### [Given problem]
Your task is to quote the material that follows, in full and exactly.

### [Supplied material]
* begin *
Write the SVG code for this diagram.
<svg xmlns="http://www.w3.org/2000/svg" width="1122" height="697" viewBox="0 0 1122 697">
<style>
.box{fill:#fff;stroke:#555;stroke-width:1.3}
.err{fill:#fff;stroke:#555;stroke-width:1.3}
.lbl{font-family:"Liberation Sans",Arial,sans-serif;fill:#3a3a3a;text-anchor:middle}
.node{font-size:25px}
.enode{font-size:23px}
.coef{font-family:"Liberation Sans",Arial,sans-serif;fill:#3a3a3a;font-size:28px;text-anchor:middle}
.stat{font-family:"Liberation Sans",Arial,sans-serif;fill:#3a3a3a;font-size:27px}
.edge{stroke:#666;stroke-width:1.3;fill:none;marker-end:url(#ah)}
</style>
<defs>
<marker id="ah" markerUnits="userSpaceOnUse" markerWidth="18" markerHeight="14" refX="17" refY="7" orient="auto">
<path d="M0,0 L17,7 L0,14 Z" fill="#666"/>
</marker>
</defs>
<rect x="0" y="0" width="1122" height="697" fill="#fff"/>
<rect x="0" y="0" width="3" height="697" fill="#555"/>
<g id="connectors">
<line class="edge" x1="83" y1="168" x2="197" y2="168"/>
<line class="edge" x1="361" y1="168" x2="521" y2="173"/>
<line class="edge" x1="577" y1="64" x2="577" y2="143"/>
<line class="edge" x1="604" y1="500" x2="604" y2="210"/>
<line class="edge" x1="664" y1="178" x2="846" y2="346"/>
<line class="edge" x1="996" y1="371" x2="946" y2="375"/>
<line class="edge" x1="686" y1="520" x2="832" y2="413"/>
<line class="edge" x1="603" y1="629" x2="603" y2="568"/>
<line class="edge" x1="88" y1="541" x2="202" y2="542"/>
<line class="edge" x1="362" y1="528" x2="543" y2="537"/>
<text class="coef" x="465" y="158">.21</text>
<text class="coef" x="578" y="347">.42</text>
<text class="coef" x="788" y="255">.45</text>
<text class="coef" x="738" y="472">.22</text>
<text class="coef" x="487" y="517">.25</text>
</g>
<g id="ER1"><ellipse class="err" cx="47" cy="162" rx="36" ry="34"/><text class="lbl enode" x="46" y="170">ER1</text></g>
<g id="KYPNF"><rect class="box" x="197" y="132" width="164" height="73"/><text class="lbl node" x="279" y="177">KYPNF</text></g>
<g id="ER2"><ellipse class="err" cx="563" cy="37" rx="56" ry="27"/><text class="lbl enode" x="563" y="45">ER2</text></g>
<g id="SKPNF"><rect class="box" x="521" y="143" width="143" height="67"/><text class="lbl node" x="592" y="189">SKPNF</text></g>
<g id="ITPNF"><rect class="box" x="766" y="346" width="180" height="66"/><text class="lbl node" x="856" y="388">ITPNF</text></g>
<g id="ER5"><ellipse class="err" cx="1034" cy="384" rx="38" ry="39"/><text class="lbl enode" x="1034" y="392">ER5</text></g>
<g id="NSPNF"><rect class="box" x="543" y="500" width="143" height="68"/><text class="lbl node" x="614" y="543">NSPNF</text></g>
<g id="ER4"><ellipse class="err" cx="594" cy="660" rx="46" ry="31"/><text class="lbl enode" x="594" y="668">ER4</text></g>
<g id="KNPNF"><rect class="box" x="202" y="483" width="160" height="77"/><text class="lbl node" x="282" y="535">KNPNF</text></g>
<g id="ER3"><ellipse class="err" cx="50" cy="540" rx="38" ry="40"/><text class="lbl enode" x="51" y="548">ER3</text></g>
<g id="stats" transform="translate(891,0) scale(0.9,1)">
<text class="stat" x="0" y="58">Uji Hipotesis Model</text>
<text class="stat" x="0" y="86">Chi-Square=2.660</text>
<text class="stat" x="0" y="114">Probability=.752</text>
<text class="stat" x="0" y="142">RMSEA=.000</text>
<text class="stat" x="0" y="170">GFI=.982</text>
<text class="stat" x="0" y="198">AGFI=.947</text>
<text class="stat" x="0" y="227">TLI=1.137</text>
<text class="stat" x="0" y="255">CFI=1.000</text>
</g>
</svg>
* end *
### [Worked answer]
Write the SVG code for this diagram.
<svg xmlns="http://www.w3.org/2000/svg" width="1122" height="697" viewBox="0 0 1122 697">
<style>
.box{fill:#fff;stroke:#555;stroke-width:1.3}
.err{fill:#fff;stroke:#555;stroke-width:1.3}
.lbl{font-family:"Liberation Sans",Arial,sans-serif;fill:#3a3a3a;text-anchor:middle}
.node{font-size:25px}
.enode{font-size:23px}
.coef{font-family:"Liberation Sans",Arial,sans-serif;fill:#3a3a3a;font-size:28px;text-anchor:middle}
.stat{font-family:"Liberation Sans",Arial,sans-serif;fill:#3a3a3a;font-size:27px}
.edge{stroke:#666;stroke-width:1.3;fill:none;marker-end:url(#ah)}
</style>
<defs>
<marker id="ah" markerUnits="userSpaceOnUse" markerWidth="18" markerHeight="14" refX="17" refY="7" orient="auto">
<path d="M0,0 L17,7 L0,14 Z" fill="#666"/>
</marker>
</defs>
<rect x="0" y="0" width="1122" height="697" fill="#fff"/>
<rect x="0" y="0" width="3" height="697" fill="#555"/>
<g id="connectors">
<line class="edge" x1="83" y1="168" x2="197" y2="168"/>
<line class="edge" x1="361" y1="168" x2="521" y2="173"/>
<line class="edge" x1="577" y1="64" x2="577" y2="143"/>
<line class="edge" x1="604" y1="500" x2="604" y2="210"/>
<line class="edge" x1="664" y1="178" x2="846" y2="346"/>
<line class="edge" x1="996" y1="371" x2="946" y2="375"/>
<line class="edge" x1="686" y1="520" x2="832" y2="413"/>
<line class="edge" x1="603" y1="629" x2="603" y2="568"/>
<line class="edge" x1="88" y1="541" x2="202" y2="542"/>
<line class="edge" x1="362" y1="528" x2="543" y2="537"/>
<text class="coef" x="465" y="158">.21</text>
<text class="coef" x="578" y="347">.42</text>
<text class="coef" x="788" y="255">.45</text>
<text class="coef" x="738" y="472">.22</text>
<text class="coef" x="487" y="517">.25</text>
</g>
<g id="ER1"><ellipse class="err" cx="47" cy="162" rx="36" ry="34"/><text class="lbl enode" x="46" y="170">ER1</text></g>
<g id="KYPNF"><rect class="box" x="197" y="132" width="164" height="73"/><text class="lbl node" x="279" y="177">KYPNF</text></g>
<g id="ER2"><ellipse class="err" cx="563" cy="37" rx="56" ry="27"/><text class="lbl enode" x="563" y="45">ER2</text></g>
<g id="SKPNF"><rect class="box" x="521" y="143" width="143" height="67"/><text class="lbl node" x="592" y="189">SKPNF</text></g>
<g id="ITPNF"><rect class="box" x="766" y="346" width="180" height="66"/><text class="lbl node" x="856" y="388">ITPNF</text></g>
<g id="ER5"><ellipse class="err" cx="1034" cy="384" rx="38" ry="39"/><text class="lbl enode" x="1034" y="392">ER5</text></g>
<g id="NSPNF"><rect class="box" x="543" y="500" width="143" height="68"/><text class="lbl node" x="614" y="543">NSPNF</text></g>
<g id="ER4"><ellipse class="err" cx="594" cy="660" rx="46" ry="31"/><text class="lbl enode" x="594" y="668">ER4</text></g>
<g id="KNPNF"><rect class="box" x="202" y="483" width="160" height="77"/><text class="lbl node" x="282" y="535">KNPNF</text></g>
<g id="ER3"><ellipse class="err" cx="50" cy="540" rx="38" ry="40"/><text class="lbl enode" x="51" y="548">ER3</text></g>
<g id="stats" transform="translate(891,0) scale(0.9,1)">
<text class="stat" x="0" y="58">Uji Hipotesis Model</text>
<text class="stat" x="0" y="86">Chi-Square=2.660</text>
<text class="stat" x="0" y="114">Probability=.752</text>
<text class="stat" x="0" y="142">RMSEA=.000</text>
<text class="stat" x="0" y="170">GFI=.982</text>
<text class="stat" x="0" y="198">AGFI=.947</text>
<text class="stat" x="0" y="227">TLI=1.137</text>
<text class="stat" x="0" y="255">CFI=1.000</text>
</g>
</svg>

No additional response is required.